Carbide: Partial Parsing & Supersets

This weekend I finally released Carbon 1.0.0! It was technically about three weeks past the last deadline and two months or so past the initial release goal, but it’s here now. I took that extra time writing a brand new partial grammar parser for Carbide and fixing up a ton of math library mishaps.

That partial grammar parser is what I’m here to talk about in this post.

Carbide has requirements undoubtedly familiar to those aware of the numerous JavaScript abstractions out there, notably those where regular JS code stays valid code, like TypeScript. They add features to the language without changing any existing semantics, which makes adopting them a lot easier.

There are two popular options for implementing a language extension like this:

  • Write a full lexer, transform the AST, generate target language code
  • Hack together some regular expressions

The first option is complex and requires a lot of code, and the latter option is error prone. So what do we do? A hybrid!

Partial parsing is a term I use to describe how I built the Carbide parser. It lets me have the ease of regular pattern matching with the power of a full-on parser.

Let’s take a look at one feature in Carbide and how it’s implemented in Carbon 1.0.0, Direct Arrow Notation.

What is DAN?

Direct Arrow Notation allows vector index lookups by name, swizzling, and fast unpacking of arrays with a single operator. Here’s a bit of basic sample usage:

1
2
3
4
5
6
7
8
9
10
11
local vec3 = {1, 2, 3}

print(vec3->x, vec3->y, vec3->z) -- 1  2  3
print(vec3->xyz) -- 1  2  3

print(vec3->rgb) -- 1  2  3
print(vec3->stp) -- 1  2  3
print(vec3->uv)  -- 1  2

print(vec3->yyy) -- 2  2  2
print(vec3->zyx) -- 3  2  1

As you can see, it takes a table and expands it into a tuple of a fixed length. It supports compound lookups, swizzling, and various aliases like vectors, colors, and texture coordinates.

DAN also supports a few extra, less-obvious uses:

1
2
3
4
5
6
7
8
9
local scale = 2
local a = {1, 2}
local b = {3, 4}

-- Scalar, back to vector
print({a->xy * scale})

-- Distribution
print(a->xy * b->xy) -- 3  4  6  8

This is to say that operators before and after compound DAN lookups are defined! The last code block compiles to:

1
2
3
4
5
6
7
8
9
local scale = 2
local a = {1, 2}
local b = {3, 4}

-- Scalar, back to vector
print({a[1] * scale, a[2] * scale})

-- Distribution
print(a[1] * b[1], a[1] * b[2], a[2] * b[1],  a[2] * b[2])
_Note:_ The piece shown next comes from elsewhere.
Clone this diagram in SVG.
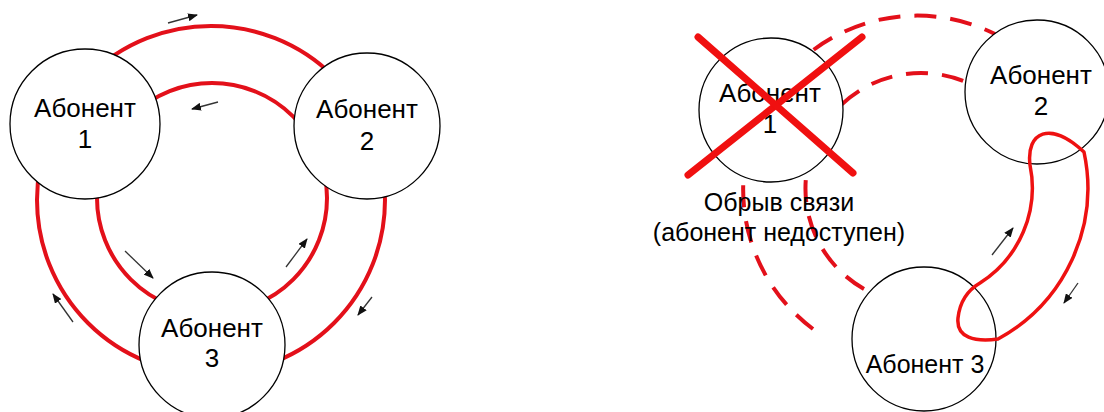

In the first example, we were able to scale a vector and pack it back into a vector very compactly. In the second example, we got compile-time distribution done for us!

A more practical example might use the LÖVE API to map objects down to graphics methods a little better:

1
2
3
4
5
6
7
local rect = {
	scale = 2,
	pos = {10, 10},
	size = {50, 50}
}

love.graphics.draw("fill", rect.pos->xy, rect.size->xy * scale)

Unlike Lua’s vanilla ‘unpack’ function, Carbide’s DAN doesn’t lose arguments when used in the middle of an argument list.

So how would you implement a feature like this in a stable manner without a full Lua parser alongside your extended syntax? Partial parsing!

Implementation

Carbide is powered by Lua patterns and an internal function called ‘matchexpr’ that matches a single Lua expression. That function only spans 100 lines!

All the code specific to DAN has to do is find a DAN lookup (using the pattern “%->([%w_]+)” in 1.0.0) and then match the previous and next expressions. The expressions are then used as wrappers for every lookup individually.

There are downsides to parsing like this!

  • Strings have to be stripped before any parsing occurs or they’ll be butchered
  • Comments aren’t preserved (at least in Carbon’s implementation)
  • Order of feature application matters!
  • Features must be aware of other features’ syntax

Someday I may switch to a full parser like other Lua abstractions, but for now, partial parsing suites Carbide’s needs very well.